It's a special day when the Wall Street Journal has something nice to say about Yale. In this case, they say good things about Rick Levin-- who deserves them, in my opinion. But the framework in which the praise is uttered conforms to the WSJ's all-encompassing scenario: universities are competitors in a market. Yale is a brand that must struggle and prevail. The main items in their list of laurels are the fact that Yale's endowment has grown immensely in the past decade or so, and that President Levin has worked hard to internationalize a university that at times mistook itself for the universe. (You've probably heard the story
about November 22, 1963, on the Yale campus. Somebody said: “The President's been shot!” Response: “Now why would anybody want to shoot Kingman Brewster?”)

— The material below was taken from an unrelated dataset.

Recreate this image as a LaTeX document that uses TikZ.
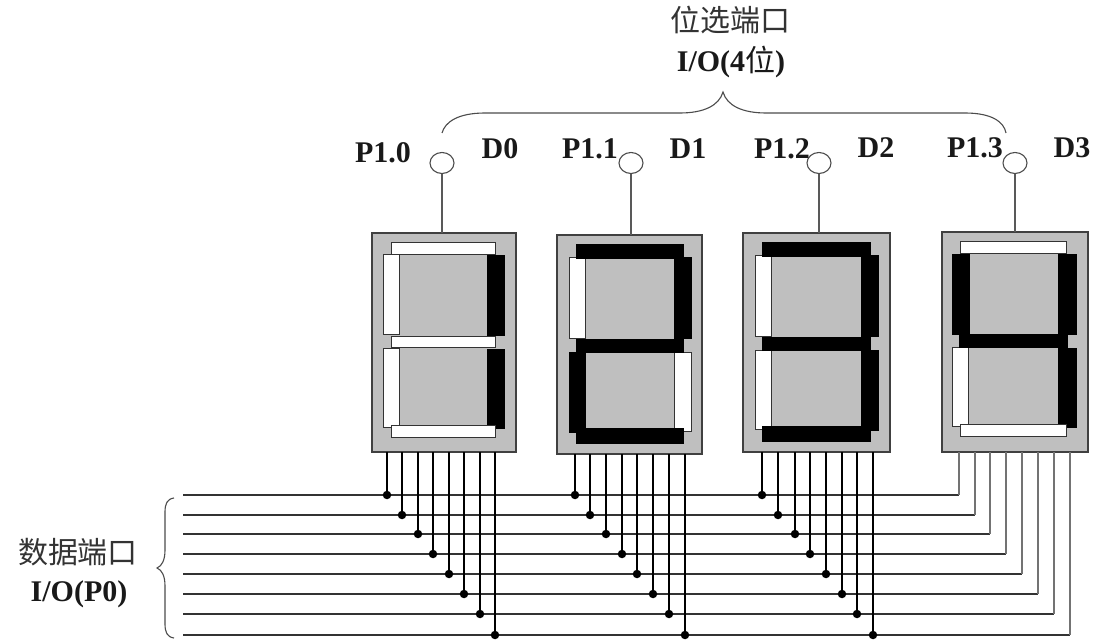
\documentclass[tikz,border=0pt]{standalone}
\usepackage{fontspec}
\setmainfont{Liberation Serif}
\newfontfamily\cjk{Noto Sans CJK SC}
\usetikzlibrary{shapes.geometric}
\tikzset{
  x=1pt,y=-1pt,
  lbl/.style={font=\fontsize{30}{32}\selectfont\bfseries,inner sep=0,text=black!90},
  cjklbl/.style={font=\fontsize{30}{32}\selectfont\cjk,inner sep=0,text=black!80},
  pack/.style={draw=black!75,line width=1.3pt,fill=black!25},
  vb/.style={draw=black,fill=black,line width=.8pt},
  hb/.style={draw=black,fill=black,line width=3pt},
  segoff/.style={draw=black!80,fill=white,line width=1pt},
  dot/.style={circle,fill=black,inner sep=0,minimum size=8.5pt},
  ring/.style={ellipse,draw=black!70,line width=1.1pt,fill=white,minimum width=24pt,minimum height=21pt,inner sep=0},
  bus/.style={draw=black!80,line width=1.5pt},
  pin/.style={draw=black,line width=2.8pt},
  lead/.style={draw=black!55,line width=1.4pt},
  stem/.style={draw=black!65,line width=1.1pt},
  bracel/.style={draw=black!70,line width=1.1pt},
}
% styles of: top, upper right, lower right, bottom, lower left, upper left
\newcommand{\segments}[6]{%
  \path[#6] (0,22) rectangle (16.5,102);
  \path[#2] (104,22) rectangle (121,102);
  \path[#5] (0,116) rectangle (16.5,195);
  \path[#3] (104,116) rectangle (121,195);
  \path[#1] (8.5,10) rectangle (112,22);
  \path[#4] (8.5,193) rectangle (112,205);}
\begin{document}
\begin{tikzpicture}
\useasboundingbox (0,0) rectangle (1120,644);
\fill[white] (0,0) rectangle (1120,644);
% packages
\path[pack] (372,233) rectangle (516,452);
\path[pack] (557,235) rectangle (702,454);
\path[pack] (743,233) rectangle (890,452);
\path[pack] (942,232) rectangle (1088,452);
% display 1
\begin{scope}[shift={(383,233)}]
  \segments{segoff}{vb}{vb}{segoff}{segoff}{segoff}
  \path[segoff] (8.5,104) rectangle (112,115);
\end{scope}
% display 2
\begin{scope}[shift={(569,235)},xscale=1.01,yscale=1.01]
  \segments{hb}{vb}{segoff}{hb}{vb}{segoff}
  \path[hb] (8.5,104) rectangle (112,115);
\end{scope}
% display 3
\begin{scope}[shift={(755,233)},xscale=1.02,yscale=1.01]
  \segments{hb}{vb}{vb}{hb}{segoff}{segoff}
  \path[hb] (8.5,104) rectangle (112,115);
\end{scope}
% display 4
\begin{scope}[shift={(952,232)},xscale=1.025]
  \segments{segoff}{vb}{vb}{segoff}{segoff}{vb}
  \path[hb] (8.5,104) rectangle (112,115);
\end{scope}
\coordinate (t0) at (442,233); \coordinate (t1) at (631,235);
\coordinate (t2) at (819,233); \coordinate (t3) at (1015,232);
\foreach \i/\x in {0/442,1/631,2/819,3/1015}{
  \node[ring] (r\i) at (\x,163) {};
  \draw[stem] (r\i) -- (t\i);
}
% buses
\foreach \k/\y/\xe in {1/495/959,2/515/975,3/534/990,4/554/1006,5/574/1022,6/594/1038,7/614/1054,8/635/1070}{
  \coordinate (bs\k) at (183,\y);
  \coordinate (be\k) at (\xe,\y);
  \coordinate (bt\k) at (\xe,452);
  \draw[bus] (bs\k) -- (be\k);
  \draw[lead] (be\k) -- (bt\k);
}
% pins
\foreach \k/\xa/\xb/\xc/\y in {1/387/575/762/495,2/402/590/778/515,3/418/606/795/534,4/433/622/810/554,5/449/637/826/574,6/464/653/842/594,7/480/669/857/614,8/495/685/873/635}{
  \node[dot] (da\k) at (\xa,\y) {};
  \node[dot] (db\k) at (\xb,\y) {};
  \node[dot] (dc\k) at (\xc,\y) {};
  \coordinate (pa\k) at (\xa,452); \coordinate (pb\k) at (\xb,454); \coordinate (pc\k) at (\xc,452);
  \draw[pin] (pa\k) -- (da\k.center);
  \draw[pin] (pb\k) -- (db\k.center);
  \draw[pin] (pc\k) -- (dc\k.center);
}
% braces
\draw[bracel] (442,133) .. controls (445,122) and (458,113) .. (485,113) -- (680,113) .. controls (703,113) and (719,106) .. (723,92) .. controls (727,106) and (743,113) .. (766,113) -- (965,113) .. controls (992,113) and (1004,122) .. (1006,133);
\draw[bracel] (174,498) .. controls (167,499) and (165,504) .. (165,512) -- (165,550) .. controls (165,560) and (162,566) .. (157,568) .. controls (162,570) and (165,576) .. (165,586) -- (165,624) .. controls (165,632) and (167,637) .. (174,638);
% labels
\node[lbl] (l0) at (383,153) {P1.0};
\node[lbl] (d0) at (500,149) {D0};
\node[lbl] (l1) at (590,149) {P1.1};
\node[lbl] (d1) at (688,149) {D1};
\node[lbl] (l2) at (782,149) {P1.2};
\node[lbl] (d2) at (876,148) {D2};
\node[lbl] (l3) at (975,148) {P1.3};
\node[lbl] (d3) at (1072,148) {D3};
\node[cjklbl] (tc) at (730,20) {位选端口};
\node[lbl] (tio) at (731,62) {I/O(4{\cjk\mdseries 位})};
\node[cjklbl] (lc) at (78,552) {数据端口};
\node[lbl] (lio) at (79,594) {I/O(P0)};
\end{tikzpicture}
\end{document}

The WSJ, in other words, verifies Bill Readings' diagnosis, in The University in Ruins: The university becomes a place of “excellence” where it doesn't much matter what we are excellent at doing, so long as we are perceived as being excellent. The budget and the scholarly activities are all just part of the brand, and the brand's mission is to achieve dominance in its market segment.
Had the WSJ tilted its head slightly differently and looked at the criteria that people inside universities respect, I think Yale would have still come out looking good, but differently. The purpose of all those billions, buildings, admissions officers, university presidents, and so on is to produce (a) scholars and (b) research outputs. In other words, a university is connected to an economy at one end-- the economy supports the university-- but it is connected to something else at the other. It transforms dollars into knowledge, more or less effectively. And so the WSJ journalist's reason for being interested in Yale-- described as “a venerable institution that, along with public and private peers, is vital to American prosperity”-- falls apart. The knowledge economy doesn't sit within the borders of any one country any more than the scholars trained at Yale do. Invoking “American prosperity” as the outcome of having good universities is a weak attempt to drag the internationalizing machinery of Yale and its sister institutions back into a national sandbox that the article already told us is not the relevant frame of reference. It does, however, reaffirm the authority of economics, whether or not that was the right thing to do.
I'll write again about “the university of prosperity.” Not that I'm opposed to money; but it does funny things to people.